_Short task_
Take the listing and print it in full, exactly as given.

_ _ _ _ _

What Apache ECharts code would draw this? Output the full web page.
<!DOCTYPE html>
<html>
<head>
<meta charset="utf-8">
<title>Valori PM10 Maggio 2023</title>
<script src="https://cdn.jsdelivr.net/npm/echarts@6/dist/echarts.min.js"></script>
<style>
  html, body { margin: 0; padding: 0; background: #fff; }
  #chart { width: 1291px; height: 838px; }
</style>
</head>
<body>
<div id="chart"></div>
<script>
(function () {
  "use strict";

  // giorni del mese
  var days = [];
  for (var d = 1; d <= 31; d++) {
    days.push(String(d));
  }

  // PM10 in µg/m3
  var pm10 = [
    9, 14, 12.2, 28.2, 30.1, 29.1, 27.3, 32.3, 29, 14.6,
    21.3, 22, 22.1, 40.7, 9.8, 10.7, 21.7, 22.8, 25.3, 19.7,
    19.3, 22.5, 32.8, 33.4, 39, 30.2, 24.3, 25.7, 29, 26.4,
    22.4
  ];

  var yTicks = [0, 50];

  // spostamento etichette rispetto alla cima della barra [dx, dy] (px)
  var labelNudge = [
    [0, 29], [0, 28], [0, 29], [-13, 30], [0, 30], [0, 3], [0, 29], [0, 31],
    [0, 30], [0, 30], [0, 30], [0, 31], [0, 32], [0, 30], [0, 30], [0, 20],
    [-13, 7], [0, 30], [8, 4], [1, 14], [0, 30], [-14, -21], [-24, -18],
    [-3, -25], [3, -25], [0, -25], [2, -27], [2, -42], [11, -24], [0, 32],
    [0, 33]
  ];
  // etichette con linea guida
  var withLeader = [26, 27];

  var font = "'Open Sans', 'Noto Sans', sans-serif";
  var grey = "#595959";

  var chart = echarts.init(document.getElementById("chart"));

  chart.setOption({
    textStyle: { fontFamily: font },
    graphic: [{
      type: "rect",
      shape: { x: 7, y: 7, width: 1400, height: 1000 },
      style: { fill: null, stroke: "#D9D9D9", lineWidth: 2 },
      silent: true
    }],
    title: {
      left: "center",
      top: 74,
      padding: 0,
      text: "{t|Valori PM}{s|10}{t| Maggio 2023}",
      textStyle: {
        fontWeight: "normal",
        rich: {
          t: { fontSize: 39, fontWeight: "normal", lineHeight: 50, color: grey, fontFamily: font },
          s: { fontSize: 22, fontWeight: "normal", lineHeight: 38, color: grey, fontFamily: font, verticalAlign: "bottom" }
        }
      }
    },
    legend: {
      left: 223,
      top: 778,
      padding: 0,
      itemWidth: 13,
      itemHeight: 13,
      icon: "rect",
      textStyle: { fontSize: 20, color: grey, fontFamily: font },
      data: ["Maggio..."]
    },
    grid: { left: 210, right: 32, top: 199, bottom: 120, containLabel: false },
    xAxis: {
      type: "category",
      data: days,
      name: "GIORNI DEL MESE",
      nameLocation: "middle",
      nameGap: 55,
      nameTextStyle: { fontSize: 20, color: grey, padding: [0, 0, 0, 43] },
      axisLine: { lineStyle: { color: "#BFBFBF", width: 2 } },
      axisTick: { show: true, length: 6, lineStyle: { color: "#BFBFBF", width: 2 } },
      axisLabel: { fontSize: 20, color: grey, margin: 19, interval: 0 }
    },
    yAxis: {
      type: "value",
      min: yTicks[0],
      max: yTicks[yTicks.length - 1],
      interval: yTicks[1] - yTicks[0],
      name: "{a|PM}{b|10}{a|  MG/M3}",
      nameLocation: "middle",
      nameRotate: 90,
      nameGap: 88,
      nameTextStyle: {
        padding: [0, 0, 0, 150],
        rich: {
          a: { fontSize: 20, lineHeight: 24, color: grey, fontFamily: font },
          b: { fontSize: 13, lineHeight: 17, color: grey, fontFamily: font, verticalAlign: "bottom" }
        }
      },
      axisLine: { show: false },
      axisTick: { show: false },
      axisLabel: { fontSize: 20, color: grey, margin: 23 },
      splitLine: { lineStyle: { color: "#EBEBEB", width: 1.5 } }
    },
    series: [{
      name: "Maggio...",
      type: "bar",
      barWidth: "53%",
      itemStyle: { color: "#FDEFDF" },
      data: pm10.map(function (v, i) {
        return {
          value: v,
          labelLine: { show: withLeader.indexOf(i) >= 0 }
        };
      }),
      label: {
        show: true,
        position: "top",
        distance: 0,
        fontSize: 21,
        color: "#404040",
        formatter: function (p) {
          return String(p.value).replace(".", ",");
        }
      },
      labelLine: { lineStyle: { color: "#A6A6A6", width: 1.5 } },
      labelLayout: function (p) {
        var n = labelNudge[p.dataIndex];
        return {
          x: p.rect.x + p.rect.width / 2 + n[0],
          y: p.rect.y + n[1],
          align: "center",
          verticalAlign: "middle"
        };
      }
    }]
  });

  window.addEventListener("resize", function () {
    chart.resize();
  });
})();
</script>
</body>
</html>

_ _ _ _ _

_Problem solution_
What Apache ECharts code would draw this? Output the full web page.
<!DOCTYPE html>
<html>
<head>
<meta charset="utf-8">
<title>Valori PM10 Maggio 2023</title>
<script src="https://cdn.jsdelivr.net/npm/echarts@6/dist/echarts.min.js"></script>
<style>
  html, body { margin: 0; padding: 0; background: #fff; }
  #chart { width: 1291px; height: 838px; }
</style>
</head>
<body>
<div id="chart"></div>
<script>
(function () {
  "use strict";

  // giorni del mese
  var days = [];
  for (var d = 1; d <= 31; d++) {
    days.push(String(d));
  }

  // PM10 in µg/m3
  var pm10 = [
    9, 14, 12.2, 28.2, 30.1, 29.1, 27.3, 32.3, 29, 14.6,
    21.3, 22, 22.1, 40.7, 9.8, 10.7, 21.7, 22.8, 25.3, 19.7,
    19.3, 22.5, 32.8, 33.4, 39, 30.2, 24.3, 25.7, 29, 26.4,
    22.4
  ];

  var yTicks = [0, 50];

  // spostamento etichette rispetto alla cima della barra [dx, dy] (px)
  var labelNudge = [
    [0, 29], [0, 28], [0, 29], [-13, 30], [0, 30], [0, 3], [0, 29], [0, 31],
    [0, 30], [0, 30], [0, 30], [0, 31], [0, 32], [0, 30], [0, 30], [0, 20],
    [-13, 7], [0, 30], [8, 4], [1, 14], [0, 30], [-14, -21], [-24, -18],
    [-3, -25], [3, -25], [0, -25], [2, -27], [2, -42], [11, -24], [0, 32],
    [0, 33]
  ];
  // etichette con linea guida
  var withLeader = [26, 27];

  var font = "'Open Sans', 'Noto Sans', sans-serif";
  var grey = "#595959";

  var chart = echarts.init(document.getElementById("chart"));

  chart.setOption({
    textStyle: { fontFamily: font },
    graphic: [{
      type: "rect",
      shape: { x: 7, y: 7, width: 1400, height: 1000 },
      style: { fill: null, stroke: "#D9D9D9", lineWidth: 2 },
      silent: true
    }],
    title: {
      left: "center",
      top: 74,
      padding: 0,
      text: "{t|Valori PM}{s|10}{t| Maggio 2023}",
      textStyle: {
        fontWeight: "normal",
        rich: {
          t: { fontSize: 39, fontWeight: "normal", lineHeight: 50, color: grey, fontFamily: font },
          s: { fontSize: 22, fontWeight: "normal", lineHeight: 38, color: grey, fontFamily: font, verticalAlign: "bottom" }
        }
      }
    },
    legend: {
      left: 223,
      top: 778,
      padding: 0,
      itemWidth: 13,
      itemHeight: 13,
      icon: "rect",
      textStyle: { fontSize: 20, color: grey, fontFamily: font },
      data: ["Maggio..."]
    },
    grid: { left: 210, right: 32, top: 199, bottom: 120, containLabel: false },
    xAxis: {
      type: "category",
      data: days,
      name: "GIORNI DEL MESE",
      nameLocation: "middle",
      nameGap: 55,
      nameTextStyle: { fontSize: 20, color: grey, padding: [0, 0, 0, 43] },
      axisLine: { lineStyle: { color: "#BFBFBF", width: 2 } },
      axisTick: { show: true, length: 6, lineStyle: { color: "#BFBFBF", width: 2 } },
      axisLabel: { fontSize: 20, color: grey, margin: 19, interval: 0 }
    },
    yAxis: {
      type: "value",
      min: yTicks[0],
      max: yTicks[yTicks.length - 1],
      interval: yTicks[1] - yTicks[0],
      name: "{a|PM}{b|10}{a|  MG/M3}",
      nameLocation: "middle",
      nameRotate: 90,
      nameGap: 88,
      nameTextStyle: {
        padding: [0, 0, 0, 150],
        rich: {
          a: { fontSize: 20, lineHeight: 24, color: grey, fontFamily: font },
          b: { fontSize: 13, lineHeight: 17, color: grey, fontFamily: font, verticalAlign: "bottom" }
        }
      },
      axisLine: { show: false },
      axisTick: { show: false },
      axisLabel: { fontSize: 20, color: grey, margin: 23 },
      splitLine: { lineStyle: { color: "#EBEBEB", width: 1.5 } }
    },
    series: [{
      name: "Maggio...",
      type: "bar",
      barWidth: "53%",
      itemStyle: { color: "#FDEFDF" },
      data: pm10.map(function (v, i) {
        return {
          value: v,
          labelLine: { show: withLeader.indexOf(i) >= 0 }
        };
      }),
      label: {
        show: true,
        position: "top",
        distance: 0,
        fontSize: 21,
        color: "#404040",
        formatter: function (p) {
          return String(p.value).replace(".", ",");
        }
      },
      labelLine: { lineStyle: { color: "#A6A6A6", width: 1.5 } },
      labelLayout: function (p) {
        var n = labelNudge[p.dataIndex];
        return {
          x: p.rect.x + p.rect.width / 2 + n[0],
          y: p.rect.y + n[1],
          align: "center",
          verticalAlign: "middle"
        };
      }
    }]
  });

  window.addEventListener("resize", function () {
    chart.resize();
  });
})();
</script>
</body>
</html>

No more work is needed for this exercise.